When presented to foreign officers, the award is given in four different degrees with slight variations according to rank: Chief Commander (ribbon with gold miniature of decoration and horizontal gold bar, joined to medal by laurel wreath), Commander (silver miniature and silver bar, joined by v-shape), Officer (gold miniature, no bar, joined by v-shape), and Legionnaire (undecorated ribbon, joined by v-shape).
No distinction in degree is made when the award is given to U.S. personnel, though the Legion of Merit is typically presented only to senior command or staff, with occasional exceptions. For the Army and Air Force, multiple awards may be indicated by oak leaf clusters; they may be signified by either stars or the Combat “V” device for the Navy, Marine Corps, and Coast Guard.

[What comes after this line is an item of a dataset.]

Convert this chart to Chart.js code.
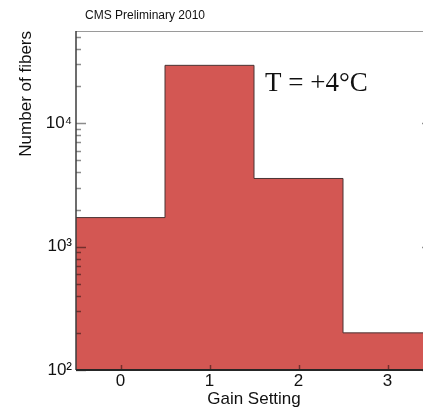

The Legion of Merit award is generally reserved for wartime feats but may in rare cases be granted during peacetime to recognize especially difficult or notable service. Additionally, the award may be given in recognition of the sustained performance of notable comportment or accomplishments.
Along with the Medal of Honor, the Legion of Merit is one of only two U.S. military awards in the form of neck orders. The medal itself is a five-pointed white star with crimson trim. The center is a blue circle with 13 white stars and is surrounded by a wreath of gold clouds. Each point of the star features a gold ball on the tip, and the star is back by a wreath of green laurel and crossed gold arrows. A gold bow appears on the bottom of the medal.
The reverse of the medal reads “UNITED STATES OF AMERICA” and includes a disk onto which the name of the recipient is engraved.